Print nothing but the lines from the start of the listing below through the line that contains "const sfHeadG = [1.59]". Do not include the pictures.

··· DATA PROVIDED

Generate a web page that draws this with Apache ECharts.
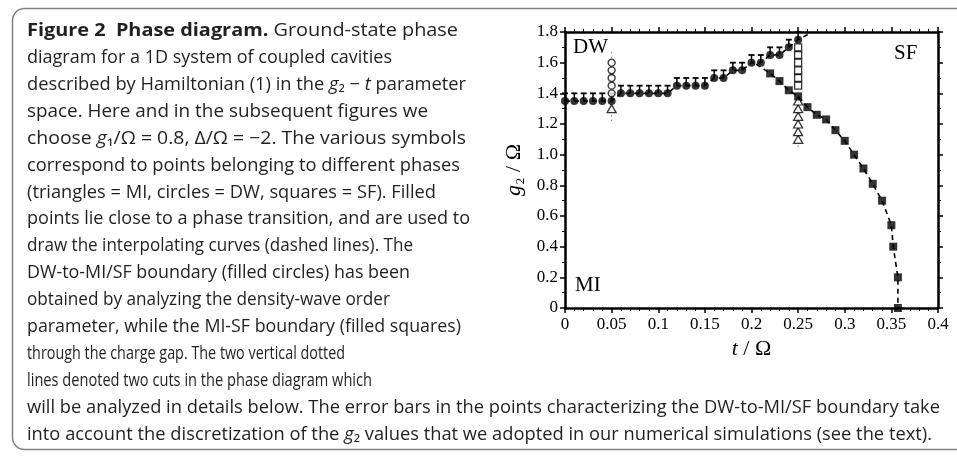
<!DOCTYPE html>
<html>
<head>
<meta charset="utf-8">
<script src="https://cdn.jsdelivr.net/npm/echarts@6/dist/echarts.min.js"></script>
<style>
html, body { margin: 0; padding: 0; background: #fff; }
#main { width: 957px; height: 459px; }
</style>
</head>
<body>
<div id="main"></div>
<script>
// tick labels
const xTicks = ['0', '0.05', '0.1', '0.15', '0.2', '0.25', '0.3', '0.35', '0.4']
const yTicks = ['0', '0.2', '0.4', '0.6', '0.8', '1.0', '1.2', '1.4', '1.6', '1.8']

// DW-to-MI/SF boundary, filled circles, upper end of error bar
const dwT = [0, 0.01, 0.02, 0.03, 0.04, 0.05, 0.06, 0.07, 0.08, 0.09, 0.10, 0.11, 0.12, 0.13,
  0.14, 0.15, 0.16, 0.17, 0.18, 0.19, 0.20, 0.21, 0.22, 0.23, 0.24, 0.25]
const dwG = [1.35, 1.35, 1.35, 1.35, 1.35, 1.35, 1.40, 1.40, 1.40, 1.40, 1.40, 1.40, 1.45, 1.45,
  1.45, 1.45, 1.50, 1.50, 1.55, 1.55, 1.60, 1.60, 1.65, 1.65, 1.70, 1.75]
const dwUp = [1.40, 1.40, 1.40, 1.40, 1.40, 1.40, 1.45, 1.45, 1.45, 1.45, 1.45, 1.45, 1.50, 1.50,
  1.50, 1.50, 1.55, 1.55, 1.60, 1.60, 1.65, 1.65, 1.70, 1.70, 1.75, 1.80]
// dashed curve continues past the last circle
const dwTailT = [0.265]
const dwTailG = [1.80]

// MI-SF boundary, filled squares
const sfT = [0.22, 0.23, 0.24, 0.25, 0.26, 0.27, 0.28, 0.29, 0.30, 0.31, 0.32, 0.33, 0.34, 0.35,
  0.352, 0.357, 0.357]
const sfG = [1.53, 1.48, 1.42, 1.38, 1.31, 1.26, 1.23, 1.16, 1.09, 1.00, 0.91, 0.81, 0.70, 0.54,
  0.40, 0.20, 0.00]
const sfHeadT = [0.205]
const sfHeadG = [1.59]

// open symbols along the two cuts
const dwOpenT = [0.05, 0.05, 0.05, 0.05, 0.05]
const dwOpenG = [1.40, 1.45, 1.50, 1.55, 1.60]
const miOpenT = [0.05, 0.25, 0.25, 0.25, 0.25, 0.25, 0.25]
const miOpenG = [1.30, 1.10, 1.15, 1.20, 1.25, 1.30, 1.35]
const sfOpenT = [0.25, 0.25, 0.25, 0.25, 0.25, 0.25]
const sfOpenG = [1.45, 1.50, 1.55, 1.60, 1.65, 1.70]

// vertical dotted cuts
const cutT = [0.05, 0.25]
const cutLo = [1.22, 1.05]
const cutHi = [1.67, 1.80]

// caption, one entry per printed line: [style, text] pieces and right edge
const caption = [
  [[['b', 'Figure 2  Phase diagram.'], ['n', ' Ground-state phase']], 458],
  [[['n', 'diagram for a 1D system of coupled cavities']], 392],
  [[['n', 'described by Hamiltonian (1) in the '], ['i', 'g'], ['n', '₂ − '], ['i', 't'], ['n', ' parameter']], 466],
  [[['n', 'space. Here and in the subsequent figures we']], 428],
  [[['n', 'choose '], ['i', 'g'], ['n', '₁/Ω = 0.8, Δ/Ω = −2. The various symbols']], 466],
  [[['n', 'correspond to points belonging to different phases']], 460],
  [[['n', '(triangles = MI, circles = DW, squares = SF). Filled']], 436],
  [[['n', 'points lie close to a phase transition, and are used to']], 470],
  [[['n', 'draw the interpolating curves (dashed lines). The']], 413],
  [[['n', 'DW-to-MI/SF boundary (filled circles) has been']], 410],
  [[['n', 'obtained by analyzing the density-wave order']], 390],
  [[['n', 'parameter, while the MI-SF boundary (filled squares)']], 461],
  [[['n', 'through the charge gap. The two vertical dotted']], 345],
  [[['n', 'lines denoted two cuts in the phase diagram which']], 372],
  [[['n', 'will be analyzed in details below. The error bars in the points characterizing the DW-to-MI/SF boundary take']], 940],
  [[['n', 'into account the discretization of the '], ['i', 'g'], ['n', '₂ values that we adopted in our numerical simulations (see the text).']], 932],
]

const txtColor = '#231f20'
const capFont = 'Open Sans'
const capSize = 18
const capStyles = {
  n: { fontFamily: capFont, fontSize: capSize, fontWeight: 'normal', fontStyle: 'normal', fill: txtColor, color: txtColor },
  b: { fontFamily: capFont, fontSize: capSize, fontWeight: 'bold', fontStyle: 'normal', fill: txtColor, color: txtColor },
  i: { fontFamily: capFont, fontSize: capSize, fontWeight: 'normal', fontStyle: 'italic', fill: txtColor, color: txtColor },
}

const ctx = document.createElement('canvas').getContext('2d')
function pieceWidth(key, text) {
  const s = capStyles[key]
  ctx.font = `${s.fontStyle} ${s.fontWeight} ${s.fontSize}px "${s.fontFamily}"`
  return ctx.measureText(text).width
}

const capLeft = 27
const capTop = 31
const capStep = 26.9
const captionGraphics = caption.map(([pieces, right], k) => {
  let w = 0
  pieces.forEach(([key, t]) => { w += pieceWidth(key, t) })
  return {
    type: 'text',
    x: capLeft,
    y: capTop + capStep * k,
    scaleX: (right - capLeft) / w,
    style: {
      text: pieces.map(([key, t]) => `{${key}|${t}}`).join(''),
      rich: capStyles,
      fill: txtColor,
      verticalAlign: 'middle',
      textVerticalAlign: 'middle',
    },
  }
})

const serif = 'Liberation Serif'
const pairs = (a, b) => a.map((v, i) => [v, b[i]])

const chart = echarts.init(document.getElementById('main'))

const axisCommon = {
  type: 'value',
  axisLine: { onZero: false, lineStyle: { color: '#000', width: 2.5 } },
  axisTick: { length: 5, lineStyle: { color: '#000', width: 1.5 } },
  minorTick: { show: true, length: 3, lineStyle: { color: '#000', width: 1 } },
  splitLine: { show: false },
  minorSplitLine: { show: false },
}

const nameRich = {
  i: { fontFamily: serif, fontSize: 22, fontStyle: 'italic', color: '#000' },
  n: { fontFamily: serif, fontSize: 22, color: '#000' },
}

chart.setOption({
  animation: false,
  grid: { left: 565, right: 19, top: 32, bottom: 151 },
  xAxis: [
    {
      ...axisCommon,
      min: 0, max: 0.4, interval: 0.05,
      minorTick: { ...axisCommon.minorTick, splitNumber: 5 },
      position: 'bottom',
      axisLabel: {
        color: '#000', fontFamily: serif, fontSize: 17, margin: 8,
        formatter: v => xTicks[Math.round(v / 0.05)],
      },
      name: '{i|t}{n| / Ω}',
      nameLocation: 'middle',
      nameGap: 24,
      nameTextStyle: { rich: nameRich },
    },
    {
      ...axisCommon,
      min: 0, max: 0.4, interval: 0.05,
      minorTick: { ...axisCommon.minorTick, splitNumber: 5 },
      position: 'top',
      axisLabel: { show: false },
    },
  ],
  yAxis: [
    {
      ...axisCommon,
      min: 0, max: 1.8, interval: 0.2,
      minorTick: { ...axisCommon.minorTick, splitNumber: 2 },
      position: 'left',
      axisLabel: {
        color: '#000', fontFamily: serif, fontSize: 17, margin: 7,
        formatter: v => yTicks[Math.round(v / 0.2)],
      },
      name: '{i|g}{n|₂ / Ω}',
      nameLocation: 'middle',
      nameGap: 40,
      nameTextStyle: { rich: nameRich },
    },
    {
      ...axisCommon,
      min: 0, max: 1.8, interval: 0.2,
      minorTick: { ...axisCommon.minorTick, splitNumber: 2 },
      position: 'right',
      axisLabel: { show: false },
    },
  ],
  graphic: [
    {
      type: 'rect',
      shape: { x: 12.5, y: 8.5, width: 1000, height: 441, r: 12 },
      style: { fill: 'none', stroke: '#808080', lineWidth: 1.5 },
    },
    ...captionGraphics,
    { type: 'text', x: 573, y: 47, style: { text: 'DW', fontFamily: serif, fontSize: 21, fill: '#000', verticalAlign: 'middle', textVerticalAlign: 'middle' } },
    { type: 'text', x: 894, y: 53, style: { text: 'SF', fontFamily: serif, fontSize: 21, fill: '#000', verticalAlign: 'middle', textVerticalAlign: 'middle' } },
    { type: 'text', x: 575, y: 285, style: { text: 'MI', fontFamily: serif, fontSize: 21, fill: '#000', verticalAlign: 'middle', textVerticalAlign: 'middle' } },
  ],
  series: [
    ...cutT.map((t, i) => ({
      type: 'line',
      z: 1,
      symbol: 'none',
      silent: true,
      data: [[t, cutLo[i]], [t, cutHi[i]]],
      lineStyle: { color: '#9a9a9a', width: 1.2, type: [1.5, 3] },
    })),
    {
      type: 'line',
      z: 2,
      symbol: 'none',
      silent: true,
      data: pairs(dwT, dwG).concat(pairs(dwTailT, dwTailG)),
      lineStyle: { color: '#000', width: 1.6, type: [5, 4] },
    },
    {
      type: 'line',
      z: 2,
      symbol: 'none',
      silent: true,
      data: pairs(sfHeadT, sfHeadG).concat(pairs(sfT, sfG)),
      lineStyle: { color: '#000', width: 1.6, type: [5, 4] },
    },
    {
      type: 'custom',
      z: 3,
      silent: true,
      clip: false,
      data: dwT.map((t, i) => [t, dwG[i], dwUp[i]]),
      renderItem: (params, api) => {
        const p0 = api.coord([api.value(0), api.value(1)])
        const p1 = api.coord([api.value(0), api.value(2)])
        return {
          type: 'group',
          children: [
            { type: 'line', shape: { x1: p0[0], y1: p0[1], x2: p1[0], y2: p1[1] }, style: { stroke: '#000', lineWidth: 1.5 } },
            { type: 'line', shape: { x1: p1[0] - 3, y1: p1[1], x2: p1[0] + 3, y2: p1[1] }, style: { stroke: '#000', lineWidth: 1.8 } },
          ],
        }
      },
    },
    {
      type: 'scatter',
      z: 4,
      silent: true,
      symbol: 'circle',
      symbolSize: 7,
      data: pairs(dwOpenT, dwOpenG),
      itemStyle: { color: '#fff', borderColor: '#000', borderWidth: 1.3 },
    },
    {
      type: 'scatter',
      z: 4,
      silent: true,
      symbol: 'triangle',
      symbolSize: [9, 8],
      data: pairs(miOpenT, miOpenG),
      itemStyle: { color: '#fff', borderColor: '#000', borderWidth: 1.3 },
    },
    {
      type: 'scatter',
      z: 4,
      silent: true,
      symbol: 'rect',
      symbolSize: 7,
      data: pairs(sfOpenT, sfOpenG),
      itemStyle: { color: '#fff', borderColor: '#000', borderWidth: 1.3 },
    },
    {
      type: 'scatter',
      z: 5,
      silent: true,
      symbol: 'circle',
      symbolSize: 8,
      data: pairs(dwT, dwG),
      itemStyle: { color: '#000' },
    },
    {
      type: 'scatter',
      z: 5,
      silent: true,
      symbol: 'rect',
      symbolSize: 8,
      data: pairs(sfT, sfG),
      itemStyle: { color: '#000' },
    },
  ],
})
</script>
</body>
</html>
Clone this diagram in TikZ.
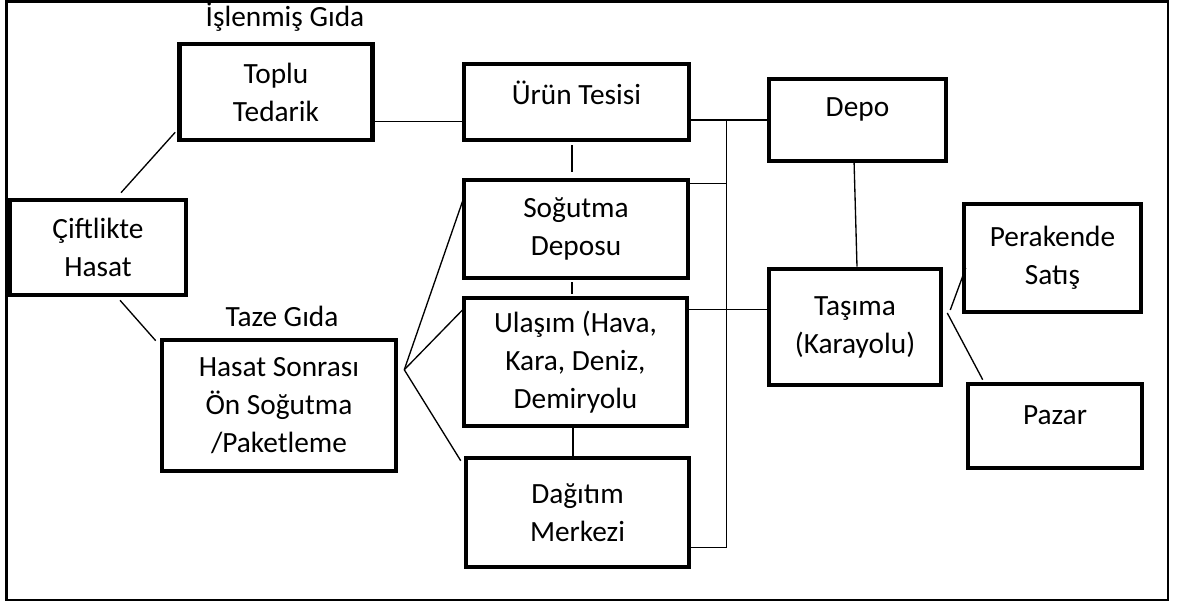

······

OUTPUT OF THE TASK:
Generate a web page that draws this with Apache ECharts.
<!DOCTYPE html>
<html>
<head>
<meta charset="utf-8">
<script src="https://cdn.jsdelivr.net/npm/echarts@6/dist/echarts.min.js"></script>
<style>
html, body { margin: 0; padding: 0; background: #fff; }
#main { width: 957px; height: 459px; }
</style>
</head>
<body>
<div id="main"></div>
<script>
// tick labels
const xTicks = ['0', '0.05', '0.1', '0.15', '0.2', '0.25', '0.3', '0.35', '0.4']
const yTicks = ['0', '0.2', '0.4', '0.6', '0.8', '1.0', '1.2', '1.4', '1.6', '1.8']

// DW-to-MI/SF boundary, filled circles, upper end of error bar
const dwT = [0, 0.01, 0.02, 0.03, 0.04, 0.05, 0.06, 0.07, 0.08, 0.09, 0.10, 0.11, 0.12, 0.13,
  0.14, 0.15, 0.16, 0.17, 0.18, 0.19, 0.20, 0.21, 0.22, 0.23, 0.24, 0.25]
const dwG = [1.35, 1.35, 1.35, 1.35, 1.35, 1.35, 1.40, 1.40, 1.40, 1.40, 1.40, 1.40, 1.45, 1.45,
  1.45, 1.45, 1.50, 1.50, 1.55, 1.55, 1.60, 1.60, 1.65, 1.65, 1.70, 1.75]
const dwUp = [1.40, 1.40, 1.40, 1.40, 1.40, 1.40, 1.45, 1.45, 1.45, 1.45, 1.45, 1.45, 1.50, 1.50,
  1.50, 1.50, 1.55, 1.55, 1.60, 1.60, 1.65, 1.65, 1.70, 1.70, 1.75, 1.80]
// dashed curve continues past the last circle
const dwTailT = [0.265]
const dwTailG = [1.80]

// MI-SF boundary, filled squares
const sfT = [0.22, 0.23, 0.24, 0.25, 0.26, 0.27, 0.28, 0.29, 0.30, 0.31, 0.32, 0.33, 0.34, 0.35,
  0.352, 0.357, 0.357]
const sfG = [1.53, 1.48, 1.42, 1.38, 1.31, 1.26, 1.23, 1.16, 1.09, 1.00, 0.91, 0.81, 0.70, 0.54,
  0.40, 0.20, 0.00]
const sfHeadT = [0.205]
const sfHeadG = [1.59]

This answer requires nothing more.